* **What to produce**
Both the line containing "Output the web" and the line containing "var RED = '#ff0000', GREEN" belong in the copy, as do all lines between them, copied exactly; pictures do not.

══ Provided material

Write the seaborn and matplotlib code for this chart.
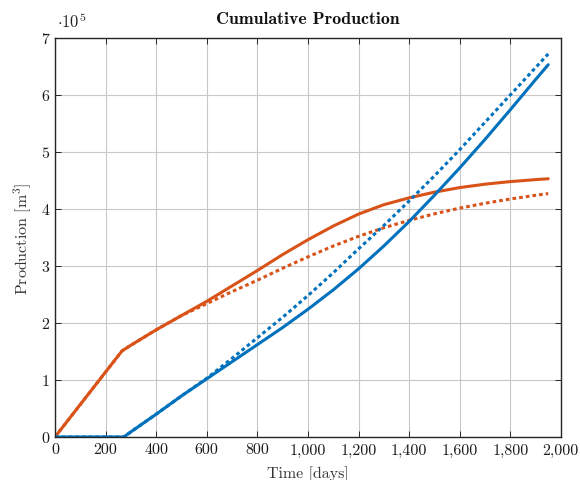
import matplotlib
matplotlib.use("Agg")
import matplotlib.pyplot as plt
import matplotlib.ticker as mticker
import seaborn as sns
import pandas as pd

# Data (days, m^3 in units of 1e5)
days = [0, 100, 200, 265, 300, 400, 500, 600, 700, 800, 900, 1000, 1100, 1200,
        1300, 1400, 1500, 1600, 1700, 1800, 1900, 1950]
orange_solid = [0, 0.57, 1.14, 1.51, 1.61, 1.88, 2.13, 2.38, 2.65, 2.92, 3.20, 3.46,
                3.70, 3.91, 4.075, 4.195, 4.295, 4.375, 4.435, 4.48, 4.515, 4.53]
orange_dotted = [0, 0.57, 1.14, 1.51, 1.61, 1.88, 2.13, 2.34, 2.55, 2.75, 2.96, 3.16,
                 3.35, 3.52, 3.67, 3.80, 3.915, 4.015, 4.10, 4.175, 4.24, 4.27]
days_blue = [0, 100, 200, 272, 300, 400, 500, 600, 700, 800, 900, 1000, 1100, 1200,
             1300, 1400, 1500, 1600, 1700, 1800, 1900, 1950]
blue_solid = [0, 0, 0, 0, 0.09, 0.40, 0.72, 1.02, 1.32, 1.62, 1.92, 2.24, 2.58, 2.95,
              3.35, 3.78, 4.24, 4.72, 5.22, 5.74, 6.27, 6.53]
blue_dotted = [0, 0, 0, 0, 0.09, 0.40, 0.72, 1.03, 1.38, 1.74, 2.10, 2.48, 2.88, 3.30,
               3.71, 4.14, 4.58, 5.04, 5.52, 6.00, 6.48, 6.72]
scale = 1e5

BLUE = "#0072BD"
ORANGE = "#D95319"

sns.set_style("whitegrid")
plt.rcParams["font.family"] = ["cmr10", "DejaVu Serif"]
plt.rcParams["mathtext.fontset"] = "cm"
plt.rcParams["axes.formatter.use_mathtext"] = True

fig = plt.figure(figsize=(5.8, 4.81), dpi=100)
ax = fig.add_axes([0.0948, 0.0894, 0.967 - 0.0948, 0.919 - 0.0894])

series = [
    (days, orange_solid, ORANGE, "-"),
    (days, orange_dotted, ORANGE, (0, (1.2, 1.0))),
    (days_blue, blue_solid, BLUE, "-"),
    (days_blue, blue_dotted, BLUE, (0, (1.2, 1.0))),
]
for xs, ys, c, ls in series:
    df = pd.DataFrame({"t": xs, "p": [v * scale for v in ys]})
    sns.lineplot(data=df, x="t", y="p", ax=ax, color=c, linewidth=2.2,
                 linestyle=ls, estimator=None, sort=False)

ax.set_xlim(0, 2000)
ax.set_ylim(0, 7e5)
ax.xaxis.set_major_locator(mticker.MultipleLocator(200))
ax.yaxis.set_major_locator(mticker.MultipleLocator(1e5))
ax.xaxis.set_major_formatter(mticker.FuncFormatter(lambda v, p: f"{v:,.0f}"))
ax.yaxis.set_major_formatter(mticker.FuncFormatter(lambda v, p: f"{v/scale:.0f}"))

ax.grid(True, color="#c8c8c8", linewidth=0.8)
for s in ax.spines.values():
    s.set_color("#262626")
    s.set_linewidth(1.0)
    s.set_visible(True)
ax.tick_params(direction="in", length=4, width=0.7, color="#262626",
               labelsize=11.5, top=True, right=True, bottom=True, left=True,
               pad=4, labelcolor="#1a1a1a")

ax.set_xlabel("Time [days]", fontsize=11.5, color="#333333", labelpad=6)
ax.set_ylabel(r"Production [m$^3$]", fontsize=11.5, color="#333333", labelpad=5)
ax.set_title("Cumulative Production", fontsize=12.8, fontfamily="cmb10",
             pad=11, color="#111111")
ax.text(0.003, 1.02, r"$\cdot 10^5$", transform=ax.transAxes, fontsize=12,
        ha="left", va="bottom")

fig.savefig("out.png", dpi=100)
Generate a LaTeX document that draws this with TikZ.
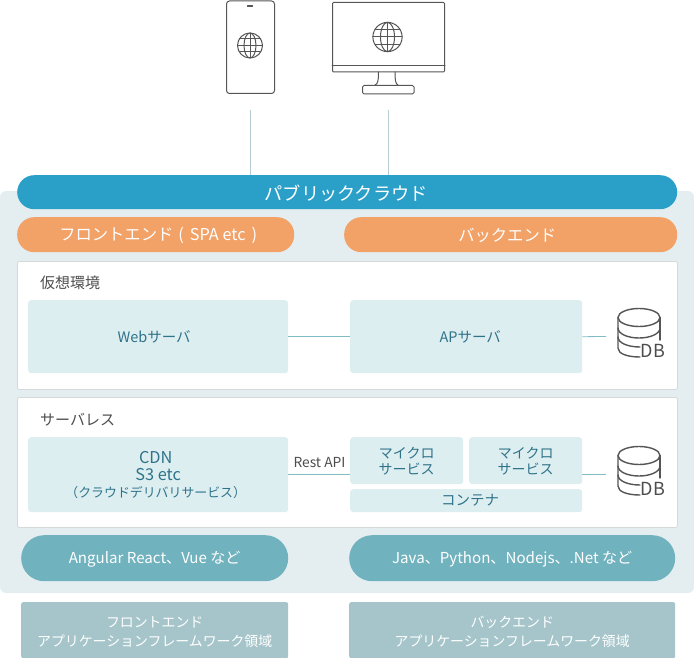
\documentclass[tikz,border=0pt]{standalone}
\usepackage{fontspec}
\setmainfont{Noto Sans CJK JP}
\definecolor{panelbg}{HTML}{E4EEF0}
\definecolor{cloudblue}{HTML}{2AA0C9}
\definecolor{orangepill}{HTML}{F2A167}
\definecolor{palebox}{HTML}{DDEEF1}
\definecolor{tealtext}{HTML}{2F7389}
\definecolor{tealline}{HTML}{7FBCC6}
\definecolor{tealpill}{HTML}{70B2BE}
\definecolor{greybox}{HTML}{A6C5CA}
\definecolor{darktext}{HTML}{4D4D4D}
\definecolor{iconline}{HTML}{555555}
\definecolor{cardedge}{HTML}{D5D9DA}
\definecolor{dropline}{HTML}{B5CDD3}
\newcommand{\lowered}[1]{\raisebox{-1pt}[\height][\depth]{#1}}
\newcommand{\twolines}[2]{\raisebox{-3pt}[\height][\depth]{\begin{tabular}{@{}c@{}}#1\\#2\end{tabular}}}
\tikzset{
  x=1pt,y=-1pt,
  box/.style args={#1/#2}{rectangle,anchor=north west,minimum width=#1pt,minimum height=#2pt,inner sep=0pt,align=center},
  pill/.style={box=#1,rounded corners=17pt,fill=orangepill,text=white,font=\fontsize{16.3}{18}\selectfont},
  card/.style={box=#1,rounded corners=2pt,fill=white,draw=cardedge,line width=0.8pt},
  pale/.style={box=#1,rounded corners=3pt,fill=palebox,text=tealtext,font=\fontsize{14.5}{17}\selectfont},
  tealp/.style={box=#1,rounded corners=23pt,fill=tealpill,text=white,font=\fontsize{15.1}{17}\selectfont},
  greyb/.style={box=#1,rounded corners=2pt,fill=greybox,text=white,font=\fontsize{13.9}{19}\selectfont},
  link/.style={draw=tealline,line width=0.8pt},
  drop/.style={draw=dropline,line width=0.8pt},
  icon/.style={draw=iconline,line width=1pt,line cap=round,line join=round},
  dbline/.style={draw=iconline,line width=1.4pt,line cap=round,line join=round},
  captxt/.style={text=darktext,font=\fontsize{15}{17}\selectfont,inner sep=0pt},
}
\newcommand{\globeicon}[2]{%
  \begin{scope}[shift={(#1)},scale=#2]
    \draw[icon] (0,0) circle (12.5);
    \draw[icon] (0,0) ellipse (6 and 12.5);
    \draw[icon] (0,-12.5) -- (0,12.5) (-12.5,0) -- (12.5,0);
    \draw[icon] (-10.6,-6.5) -- (10.6,-6.5) (-10.6,6.5) -- (10.6,6.5);
  \end{scope}}
\newcommand{\dbicon}[1]{%
  \begin{scope}[shift={(#1)}]
    \draw[dbline] (0,-18.5) ellipse (21 and 9);
    \draw[dbline] (-21,-18.5) -- (-21,12) .. controls (-21,18) and (-11,21) .. (1,21);
    \draw[dbline] (21,-18.5) -- (21,4);
    \draw[dbline] (-21,-8) .. controls (-21,-2) and (-11,2) .. (0,2) .. controls (11,2) and (21,-2) .. (21,-8);
    \draw[dbline] (-21,1) .. controls (-21,7) and (-11,11) .. (1,11);
  \end{scope}}
\begin{document}
\begin{tikzpicture}
\useasboundingbox (0,0) rectangle (694,658);
% panel
\fill[panelbg,rounded corners=6pt] (0,191) rectangle (694,593);
% devices
\coordinate (phoneend) at (250,110);
\coordinate (monitorend) at (388.5,110);
\node[box=48/92.5,draw=iconline,line width=1pt,rounded corners=3pt] (phone) at (226,0.5) {};
\draw[icon,line width=1.4pt] (247.5,6) -- (252.5,6);
\globeicon{250,45.5}{1}
\node[box=112/69.5,draw=iconline,line width=1pt,rounded corners=1pt] (monitor) at (332,2) {};
\draw[icon] (monitor.west |- 0,65.5) -- (monitor.east |- 0,65.5);
\globeicon{387.5,37}{1.17}
\draw[icon] (378.5,72) .. controls (378.5,80) and (378,84) .. (375,85);
\draw[icon] (395,72) .. controls (395,80) and (395.5,84) .. (398,85);
\node[box=51.5/8.5,draw=iconline,line width=1pt,rounded corners=1.5pt] (stand) at (362,85) {};
% cloud
\node[box=660/34,rounded corners=17pt,fill=cloudblue,text=white,font=\fontsize{18.2}{20}\selectfont] (cloud) at (17,175) {\hspace*{-2pt}\lowered{パブリッククラウド}};
\draw[drop] (phoneend) -- (phoneend |- cloud.north);
\draw[drop] (monitorend) -- (monitorend |- cloud.north);
\node[pill=277/35] (front) at (17,217) {\hspace*{5pt}\lowered{フロントエンド\hspace{5pt}(\hspace{6pt}SPA etc\hspace{6pt})}};
\node[pill=333/35] (back) at (344,217) {\hspace*{-7pt}\lowered{バックエンド}};
% virtual
\node[card=660/128] (vcard) at (17,261) {};
\node[captxt,anchor=west] (vlabel) at (40,282.5) {仮想環境};
\node[pale=260/73] (web) at (28,300) {\hspace*{-8pt}Webサーバ};
\node[pale=232/73] (ap) at (350,300) {\hspace*{8pt}APサーバ};
\dbicon{639,336}
\node[inner sep=0pt,text=darktext,font=\fontsize{18}{20}\selectfont] (dbt1) at (653,351) {DB};
\coordinate (dbin1) at (606,336.5);
\draw[link] (web) -- (ap);
\draw[link] (ap.east) -- (dbin1);
% serverless
\node[card=660/130] (scard) at (17,397) {};
\node[captxt,anchor=west] (slabel) at (40,419.5) {サーバレス};
\node[box=260/75,rounded corners=3pt,fill=palebox,text=tealtext,font=\fontsize{16.3}{17}\selectfont] (cdn) at (28,437) {CDN\hspace*{5pt}\\S3 etc\hspace*{5pt}\\{\fontsize{12.9}{17}\selectfont （クラウドデリバリサービス）\hspace*{5pt}}};
\node[pale=113/47,font=\fontsize{14}{16}\selectfont] (m1) at (350,437) {マイクロ\\サービス};
\node[pale=113/47,font=\fontsize{14}{16}\selectfont] (m2) at (469,437) {マイクロ\\サービス};
\node[pale=232/23] (cont) at (350,489) {\hspace*{8pt}コンテナ};
\coordinate (dbin2) at (606,474.5);
\draw[link] (cdn.east |- dbin2) -- (m1.west |- dbin2);
\node[captxt,font=\fontsize{13.8}{16}\selectfont] (rest) at (319.5,462.5) {Rest API};
\draw[link] (m2.east |- dbin2) -- (dbin2);
\dbicon{639,474}
\node[inner sep=0pt,text=darktext,font=\fontsize{18}{20}\selectfont] (dbt2) at (653,489) {DB};
% framework pills
\node[tealp=267/46] (ang) at (21,535) {\lowered{Angular React、Vue など}};
\node[tealp=326/46] (java) at (349,535) {\lowered{Java、Python、Nodejs、.Net など}};
% bottom
\node[greyb=267/56] (fw1) at (21,602) {\twolines{フロントエンド}{アプリケーションフレームワーク領域}};
\node[greyb=326/56] (fw2) at (349,602) {\twolines{バックエンド}{アプリケーションフレームワーク領域}};
\end{tikzpicture}
\end{document}
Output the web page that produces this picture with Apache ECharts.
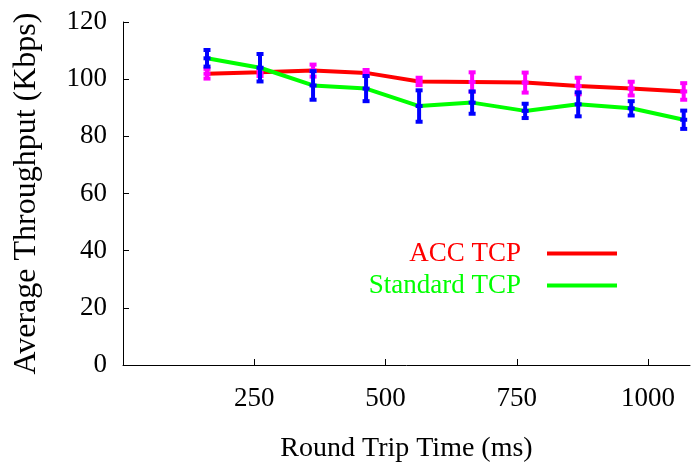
<!DOCTYPE html>
<html>
<head>
<meta charset="utf-8">
<script src="https://cdn.jsdelivr.net/npm/echarts@6/dist/echarts.min.js"></script>
<style>html,body{margin:0;padding:0;background:#fff}#c{width:700px;height:468px}</style>
</head>
<body>
<div id="c"></div>
<script>
// Data
var rtt = [160, 261, 362, 463, 564, 665, 766, 867, 968, 1068];
var accMean = [101.9, 102.4, 103.0, 102.2, 99.2, 99.0, 98.8, 97.6, 96.7, 95.7];
var accErr = [1.7, 1.3, 2.1, 1.0, 1.3, 3.4, 3.5, 2.9, 2.4, 2.9];
var stdMean = [107.3, 104.0, 97.8, 96.7, 90.6, 91.8, 88.9, 91.2, 89.8, 85.8];
var stdErr = [2.9, 4.8, 5.0, 4.4, 5.5, 3.9, 2.5, 4.2, 2.5, 3.2];
var xTicks = [250, 500, 750, 1000];
var seriesNames = ['ACC TCP', 'Standard TCP'];

var FONT = 'Liberation Serif';
var RED = '#ff0000', GREEN = '#00ff00', BLUE = '#0000ff', MAGENTA = '#ff00ff';

function pairs(xs, ys) { return xs.map(function (x, i) { return [x, ys[i]]; }); }
function errData(xs, m, e) { return xs.map(function (x, i) { return [x, m[i] - e[i], m[i] + e[i], m[i]]; }); }
function errRender(color) {
  return function (params, api) {
    var x = api.value(0), lo = api.value(1), hi = api.value(2), mid = api.value(3);
    var a = api.coord([x, lo]), b = api.coord([x, hi]), c = api.coord([x, mid]);
    return {
      type: 'group',
      children: [
        { type: 'line', shape: { x1: a[0], y1: a[1], x2: b[0], y2: b[1] }, style: { stroke: color, lineWidth: 4 } },
        { type: 'rect', shape: { x: a[0] - 3.5, y: a[1] - 2, width: 7, height: 4 }, style: { fill: color } },
        { type: 'rect', shape: { x: b[0] - 3.5, y: b[1] - 2, width: 7, height: 4 }, style: { fill: color } },
        { type: 'rect', shape: { x: c[0] - 3.5, y: c[1] - 2, width: 7, height: 4 }, style: { fill: color } }
      ]
    };
  };
}

var chart = echarts.init(document.getElementById('c'), null, { renderer: 'canvas' });
chart.setOption({
  animation: false,
  backgroundColor: '#ffffff',
  textStyle: { fontFamily: FONT },
  grid: { left: 123, right: 10, top: 22, bottom: 101, containLabel: false },
  legend: {
    orient: 'vertical',
    align: 'right',
    right: 83,
    top: 240,
    padding: 0,
    itemWidth: 70,
    itemHeight: 4,
    itemGap: 5,
    icon: 'rect',
    textStyle: { fontFamily: FONT, fontSize: 27, padding: [0, 21, 0, 0] },
    data: [
      { name: seriesNames[0], textStyle: { color: RED } },
      { name: seriesNames[1], textStyle: { color: GREEN } }
    ]
  },
  xAxis: {
    type: 'value',
    min: 0, max: 1080,
    name: 'Round Trip Time (ms)',
    nameLocation: 'middle',
    nameGap: 70,
    nameTextStyle: { fontFamily: FONT, fontSize: 28, color: '#000' },
    axisLine: { show: true, lineStyle: { color: '#000', width: 1 } },
    axisTick: { show: true, inside: true, length: 6, lineStyle: { color: '#000' }, customValues: xTicks },
    axisLabel: {
      show: true, fontFamily: FONT, fontSize: 27, color: '#000', margin: 20, customValues: xTicks,
      formatter: function (v) { return String(v); }
    },
    splitLine: { show: false }
  },
  yAxis: {
    type: 'value',
    min: 0, max: 120, interval: 20,
    name: 'Average Throughput (Kbps)',
    nameLocation: 'middle',
    nameGap: 80,
    nameRotate: 90,
    nameTextStyle: { fontFamily: FONT, fontSize: 32, color: '#000' },
    axisLine: { show: true, lineStyle: { color: '#000', width: 1 } },
    axisTick: { show: true, inside: true, length: 6, lineStyle: { color: '#000' } },
    axisLabel: { fontFamily: FONT, fontSize: 27, color: '#000', margin: 16, padding: [5, 0, 0, 0] },
    splitLine: { show: false }
  },
  series: [
    {
      name: seriesNames[0], type: 'line', data: pairs(rtt, accMean),
      symbol: 'none', color: RED, lineStyle: { color: RED, width: 4 }, z: 2
    },
    {
      name: 'accErr', type: 'custom', data: errData(rtt, accMean, accErr),
      renderItem: errRender(MAGENTA), z: 3
    },
    {
      name: seriesNames[1], type: 'line', data: pairs(rtt, stdMean),
      symbol: 'none', color: GREEN, lineStyle: { color: GREEN, width: 4 }, z: 4
    },
    {
      name: 'stdErr', type: 'custom', data: errData(rtt, stdMean, stdErr),
      renderItem: errRender(BLUE), z: 5
    }
  ]
});
</script>
</body>
</html>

════

* **Exercise answer**
Output the web page that produces this picture with Apache ECharts.
<!DOCTYPE html>
<html>
<head>
<meta charset="utf-8">
<script src="https://cdn.jsdelivr.net/npm/echarts@6/dist/echarts.min.js"></script>
<style>html,body{margin:0;padding:0;background:#fff}#c{width:700px;height:468px}</style>
</head>
<body>
<div id="c"></div>
<script>
// Data
var rtt = [160, 261, 362, 463, 564, 665, 766, 867, 968, 1068];
var accMean = [101.9, 102.4, 103.0, 102.2, 99.2, 99.0, 98.8, 97.6, 96.7, 95.7];
var accErr = [1.7, 1.3, 2.1, 1.0, 1.3, 3.4, 3.5, 2.9, 2.4, 2.9];
var stdMean = [107.3, 104.0, 97.8, 96.7, 90.6, 91.8, 88.9, 91.2, 89.8, 85.8];
var stdErr = [2.9, 4.8, 5.0, 4.4, 5.5, 3.9, 2.5, 4.2, 2.5, 3.2];
var xTicks = [250, 500, 750, 1000];
var seriesNames = ['ACC TCP', 'Standard TCP'];

var FONT = 'Liberation Serif';
var RED = '#ff0000', GREEN = '#00ff00', BLUE = '#0000ff', MAGENTA = '#ff00ff';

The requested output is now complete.